TO BE DONE:
Can you find the lines of the listing that include "matplotlib" and copy every one?

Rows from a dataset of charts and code

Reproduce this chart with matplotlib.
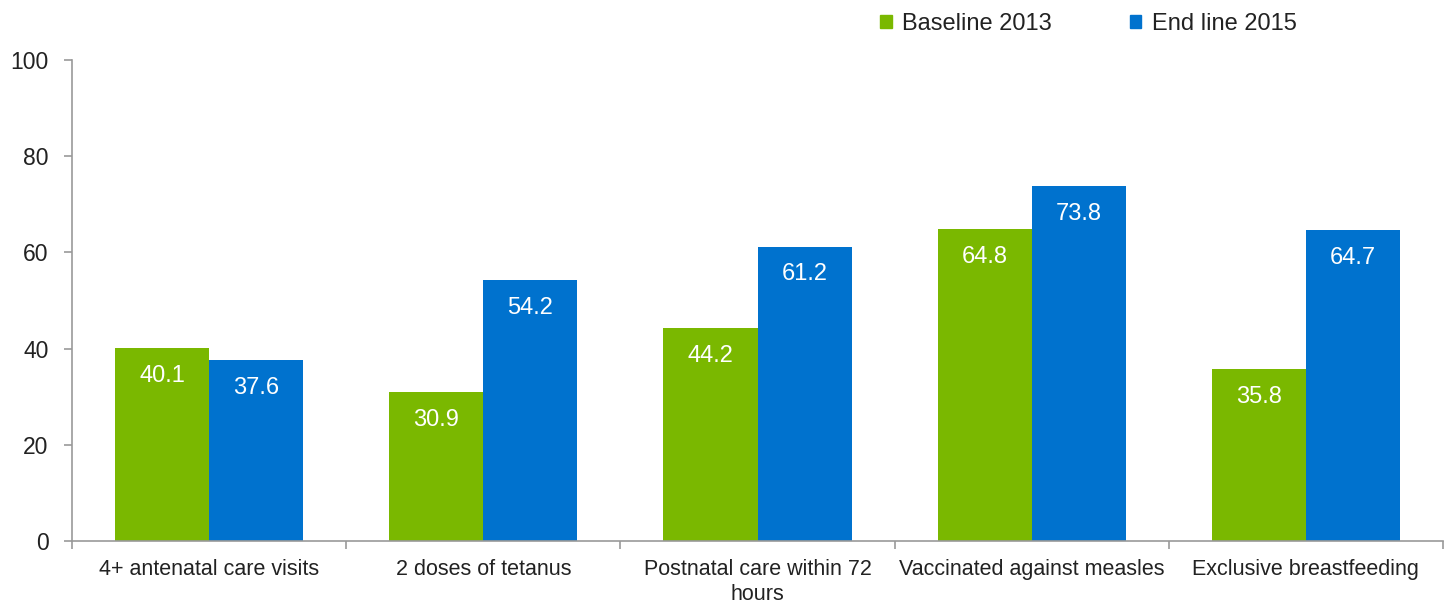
import matplotlib
matplotlib.use('agg')
import matplotlib.pyplot as plt
from matplotlib.patches import Patch
import numpy as np

categories = ["4+ antenatal care visits", "2 doses of tetanus",
              "Postnatal care within 72\nhours", "Vaccinated against measles",
              "Exclusive breastfeeding"]
baseline_2013 = [40.1, 30.9, 44.2, 64.8, 35.8]
endline_2015 = [37.6, 54.2, 61.2, 73.8, 64.7]
y_ticks = [0, 20, 40, 60, 80, 100]

GREEN = '#7AB800'
BLUE = '#0072CE'
AXIS = '#999999'
TEXT = '#222222'

plt.rcParams['font.family'] = ['Liberation Sans', 'DejaVu Sans']

fig = plt.figure(figsize=(14.49, 6.05), dpi=100)
ax = fig.add_axes([72/1449, 64/605, 1371/1449, 481/605])

x = np.arange(len(categories))
w = 0.343
b1 = ax.bar(x - w/2, baseline_2013, w, color=GREEN)
b2 = ax.bar(x + w/2, endline_2015, w, color=BLUE)

for bars, vals in ((b1, baseline_2013), (b2, endline_2015)):
    for rect, v in zip(bars, vals):
        ax.annotate(f"{v:.1f}", (rect.get_x() + rect.get_width()/2, v),
                    xytext=(0, -20), textcoords='offset points',
                    ha='center', va='center', color='white', fontsize=17)

ax.set_xlim(-0.5, len(categories) - 0.5)
ax.set_ylim(0, 100)
ax.set_yticks(y_ticks)
ax.tick_params(axis='y', length=6, width=1.2, color=AXIS, labelsize=16.5,
               labelcolor=TEXT, pad=11)

# category boundaries get the tick marks, names sit between them
ax.set_xticks(np.arange(len(categories) + 1) - 0.5)
ax.set_xticklabels([])
ax.set_xticks(x, minor=True)
ax.set_xticklabels(categories, minor=True, linespacing=1.22)
ax.tick_params(axis='x', which='major', length=6, width=1.2, color=AXIS)
ax.tick_params(axis='x', which='minor', length=0, labelsize=15.5,
               labelcolor=TEXT, pad=13)

for s in ('top', 'right'):
    ax.spines[s].set_visible(False)
for s in ('left', 'bottom'):
    ax.spines[s].set_color(AXIS)
    ax.spines[s].set_linewidth(1.2)

handles = [Patch(color=GREEN, label='Baseline 2013'),
           Patch(color=BLUE, label='End line 2015')]
fig.legend(handles=handles, ncol=2, frameon=False, fontsize=17,
           loc='center left', bbox_to_anchor=(859/1449, 1 - 24/605),
           handlelength=0.48, handleheight=0.48, handletextpad=0.45,
           columnspacing=3.3, labelcolor=TEXT)

fig.savefig('out.png', dpi=100)
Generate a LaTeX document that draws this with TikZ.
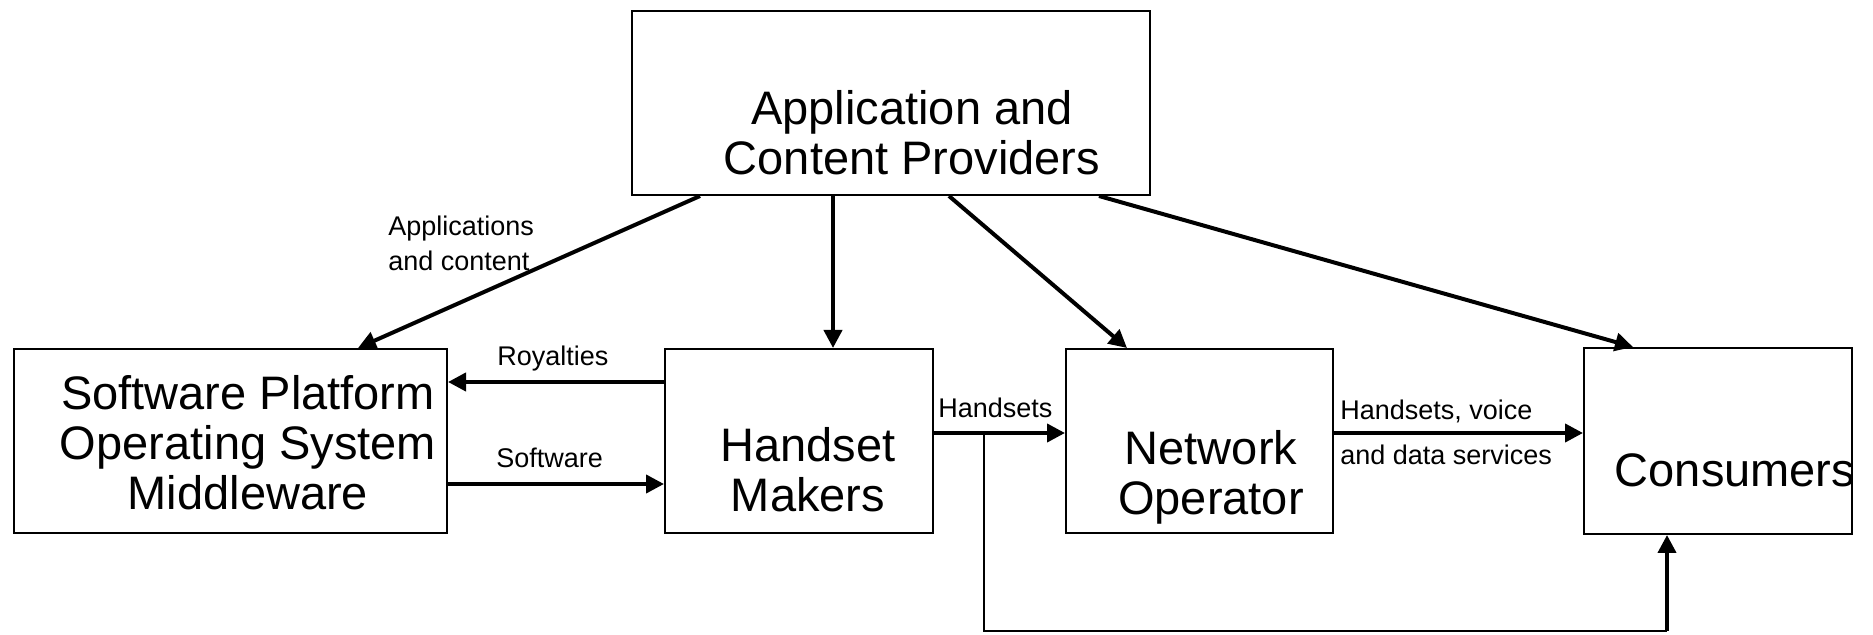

OUTPUT OF THE TASK:
Reproduce this chart with matplotlib.
import matplotlib
matplotlib.use('agg')
import matplotlib.pyplot as plt
from matplotlib.patches import Patch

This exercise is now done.